Apenas
levanto un palmo del suelo. El cálido tacto de su mano me atraviesa
la piel. Entramos en un sitio oscuro. Ella se cubre el cabello con un
velo y me insta a estar callada unos minutos. Obedezco. Miro en
rededor con interés, captando los breves rayos de luz que atraviesan
las vidrieras. Mientras mi madre se arrodilla en un banco de madera,
yo me siento a su lado y observo con curiosidad el murmullo de sus
labios entonando una plegaria. Termina pronto. Hace la señal de la
cruz y se incorpora. Ya en la calle le pregunto a qué hemos ido y
susurra, como si le avergonzara, «A hablar con Dios» . «Hay que
venir aquí para hablar con El?» , la interrogo. Una sonrisa enorme
cubre su rostro, tan querido «No, con Dios se habla en todas partes;
pero a mí me gusta venir aquí cuando no hay nadie» Y me doy por
satisfecha.
Calor.
Un calor insoportable. La puerta del patio entornada. En la radio
Bella sin alma, cantada por un Richard Cocciante desgarrado. Repito
la letra poniendo pasión en ello. Más que en la labor de aguja que
tengo entre las manos. La sonrisa de mi madre, cómplice, me
sostiene. Ella realiza una tarea increíble; con cuatro agujas e hilo
blanco crea de la nada un mantel que después se empeñará en que
forme parte de nuestro ajuar, el mío y de mi hermana.
Semana
Santa. Me levanto de la siesta con la cabeza amodorrada y muerta de
sed. Al pasar a la cocina encuentro a mi madre sentada a la sombra
del toldo, con las piernas sobre una silla y un libro en el regazo.

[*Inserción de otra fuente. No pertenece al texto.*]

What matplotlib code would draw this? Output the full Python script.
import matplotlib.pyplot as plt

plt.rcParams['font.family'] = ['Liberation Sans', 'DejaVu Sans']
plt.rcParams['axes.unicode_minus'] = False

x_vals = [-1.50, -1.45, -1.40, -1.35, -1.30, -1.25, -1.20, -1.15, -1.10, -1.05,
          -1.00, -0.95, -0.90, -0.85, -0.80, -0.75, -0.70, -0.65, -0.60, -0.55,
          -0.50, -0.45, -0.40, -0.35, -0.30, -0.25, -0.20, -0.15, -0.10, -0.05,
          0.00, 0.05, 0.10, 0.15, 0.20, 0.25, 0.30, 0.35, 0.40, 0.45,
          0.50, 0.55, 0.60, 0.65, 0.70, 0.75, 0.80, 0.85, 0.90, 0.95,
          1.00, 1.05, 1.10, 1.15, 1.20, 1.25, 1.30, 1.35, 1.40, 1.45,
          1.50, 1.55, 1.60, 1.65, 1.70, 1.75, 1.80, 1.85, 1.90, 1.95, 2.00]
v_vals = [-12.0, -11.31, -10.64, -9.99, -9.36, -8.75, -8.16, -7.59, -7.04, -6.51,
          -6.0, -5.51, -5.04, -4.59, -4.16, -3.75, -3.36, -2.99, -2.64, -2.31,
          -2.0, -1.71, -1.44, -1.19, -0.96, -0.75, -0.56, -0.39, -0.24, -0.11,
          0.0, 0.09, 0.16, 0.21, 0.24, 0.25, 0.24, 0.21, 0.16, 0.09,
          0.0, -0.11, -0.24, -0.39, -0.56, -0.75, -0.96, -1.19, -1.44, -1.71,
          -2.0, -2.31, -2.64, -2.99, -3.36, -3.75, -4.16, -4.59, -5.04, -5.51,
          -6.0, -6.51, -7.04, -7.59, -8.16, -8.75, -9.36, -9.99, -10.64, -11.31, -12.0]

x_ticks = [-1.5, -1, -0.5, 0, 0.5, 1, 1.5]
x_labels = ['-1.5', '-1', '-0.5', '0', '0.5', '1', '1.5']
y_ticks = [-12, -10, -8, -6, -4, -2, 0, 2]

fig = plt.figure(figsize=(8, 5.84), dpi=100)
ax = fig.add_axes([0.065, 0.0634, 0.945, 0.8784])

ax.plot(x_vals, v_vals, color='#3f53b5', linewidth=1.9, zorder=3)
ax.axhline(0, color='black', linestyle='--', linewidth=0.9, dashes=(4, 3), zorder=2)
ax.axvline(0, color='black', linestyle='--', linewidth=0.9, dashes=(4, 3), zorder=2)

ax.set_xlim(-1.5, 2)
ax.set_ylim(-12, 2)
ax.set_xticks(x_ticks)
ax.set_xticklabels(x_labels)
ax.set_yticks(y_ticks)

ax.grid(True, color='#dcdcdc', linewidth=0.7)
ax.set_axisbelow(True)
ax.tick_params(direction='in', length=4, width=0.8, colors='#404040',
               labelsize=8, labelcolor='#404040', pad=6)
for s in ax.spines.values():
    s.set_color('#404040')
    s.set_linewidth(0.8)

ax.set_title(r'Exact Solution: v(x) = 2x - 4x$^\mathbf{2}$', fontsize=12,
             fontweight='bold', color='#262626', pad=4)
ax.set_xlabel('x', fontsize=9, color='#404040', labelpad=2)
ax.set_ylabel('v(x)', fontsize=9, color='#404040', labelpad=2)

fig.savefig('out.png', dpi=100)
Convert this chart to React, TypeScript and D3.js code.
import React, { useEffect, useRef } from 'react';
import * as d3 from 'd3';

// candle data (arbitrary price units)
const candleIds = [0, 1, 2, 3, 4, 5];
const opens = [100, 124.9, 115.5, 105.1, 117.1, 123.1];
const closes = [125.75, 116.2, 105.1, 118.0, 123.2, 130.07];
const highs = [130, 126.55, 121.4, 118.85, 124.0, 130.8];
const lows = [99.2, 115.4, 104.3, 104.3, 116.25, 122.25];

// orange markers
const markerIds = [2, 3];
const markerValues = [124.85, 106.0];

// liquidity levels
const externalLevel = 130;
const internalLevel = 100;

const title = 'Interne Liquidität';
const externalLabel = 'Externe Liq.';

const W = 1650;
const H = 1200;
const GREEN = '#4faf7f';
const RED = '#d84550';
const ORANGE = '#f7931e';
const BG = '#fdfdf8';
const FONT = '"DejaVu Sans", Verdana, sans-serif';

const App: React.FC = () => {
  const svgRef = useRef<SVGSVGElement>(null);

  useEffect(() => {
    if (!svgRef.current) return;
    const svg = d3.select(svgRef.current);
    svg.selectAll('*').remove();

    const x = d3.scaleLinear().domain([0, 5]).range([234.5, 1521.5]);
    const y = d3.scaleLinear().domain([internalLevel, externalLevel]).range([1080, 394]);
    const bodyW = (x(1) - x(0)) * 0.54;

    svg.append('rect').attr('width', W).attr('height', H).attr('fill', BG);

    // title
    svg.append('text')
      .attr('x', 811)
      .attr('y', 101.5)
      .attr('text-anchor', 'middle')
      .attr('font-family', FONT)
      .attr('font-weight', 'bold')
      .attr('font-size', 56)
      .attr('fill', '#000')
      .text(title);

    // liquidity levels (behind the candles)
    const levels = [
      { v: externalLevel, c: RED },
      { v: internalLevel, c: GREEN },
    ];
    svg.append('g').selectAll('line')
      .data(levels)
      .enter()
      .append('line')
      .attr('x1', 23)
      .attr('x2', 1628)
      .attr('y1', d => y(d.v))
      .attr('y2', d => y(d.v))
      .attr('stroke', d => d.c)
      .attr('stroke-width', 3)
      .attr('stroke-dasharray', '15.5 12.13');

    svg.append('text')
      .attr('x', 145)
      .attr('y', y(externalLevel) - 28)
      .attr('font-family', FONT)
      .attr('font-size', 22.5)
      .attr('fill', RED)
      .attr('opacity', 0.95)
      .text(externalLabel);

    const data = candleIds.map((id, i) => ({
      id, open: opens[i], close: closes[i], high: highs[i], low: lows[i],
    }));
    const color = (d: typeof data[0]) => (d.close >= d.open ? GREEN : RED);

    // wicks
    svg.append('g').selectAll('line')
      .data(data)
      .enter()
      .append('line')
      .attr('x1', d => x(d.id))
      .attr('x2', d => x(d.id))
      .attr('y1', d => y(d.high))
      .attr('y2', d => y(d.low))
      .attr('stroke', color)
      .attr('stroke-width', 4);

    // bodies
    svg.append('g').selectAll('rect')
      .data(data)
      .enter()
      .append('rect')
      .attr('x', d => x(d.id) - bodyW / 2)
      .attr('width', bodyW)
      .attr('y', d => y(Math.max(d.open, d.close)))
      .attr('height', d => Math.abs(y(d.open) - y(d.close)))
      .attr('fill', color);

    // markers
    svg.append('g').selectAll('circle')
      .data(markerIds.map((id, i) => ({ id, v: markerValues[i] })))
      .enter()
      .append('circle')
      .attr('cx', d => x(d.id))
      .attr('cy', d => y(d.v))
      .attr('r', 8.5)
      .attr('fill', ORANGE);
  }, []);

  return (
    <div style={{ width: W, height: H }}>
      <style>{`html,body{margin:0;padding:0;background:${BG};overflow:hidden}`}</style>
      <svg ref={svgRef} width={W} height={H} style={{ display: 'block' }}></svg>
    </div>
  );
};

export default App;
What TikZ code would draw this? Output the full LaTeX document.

No necesito mirar el título para saber que se trata de un Caballo de
Troya, el I o el II. Su lectura favorita en estas fechas. Pese al
plástico de la cubierta, se ve ajado de la cantidad de veces que lo
ha leído. Con una sonrisa cómplice preparo dos cafés y me siento
en el suelo para beberlo con ella, a dejar que me suelte sus
reflexiones, siempre tan locas, siempre tan tiernas. A escuchar su
manera de ver a Dios, tantas veces repetidas, tantas veces
escuchadas. Hoy, tantas veces añoradas.
Apenas
he dejado el equipaje en mi habitación y ya me está diciendo
«¿Vamos al huerto?» Asiento, encantada. Es la parte de mi casa que
más me gusta. La que echo de menos cuando estoy fuera. Entrelaza su
brazo con el mío y me enseña el avance de las plantas, se regodea
en mostrarme las nuevas y , de vez en cuando, se aparta para quitar
una flor marchita o arrancar una rama seca. Después regresa a mi
brazo y entre macetas y arbustos le cuento cómo han ido estas
semanas. No es mi madre quien me mira desde esos ojos azules vivos e
inquietos, es mi confidente, mi asesora, mi otro yo. La voz de mi
conciencia. Hasta sus reproches destilan ternura. Sus alabanzas
calientan mi espíritu. Entre naranjos y limoneros nos olvidamos del
mundo. Ya no puedo pisar ese huerto sin escuchar su voz, susurrando
entre las flores.
Estas
son algunas de las imágenes que me vienen a la cabeza cuando pienso
en mi madre, que es todos los días. Se acaba de celebrar el día de
la madre pero no me dice especialmente nada; para mí, su día son
todos. Lo eran cuando la tenía en directo y lo son ahora, cuando la
sigo disfrutando, aunque sea en «diferido». Sé que esté donde
esté, me sigue acompañando y que lo hará hasta mi último aliento.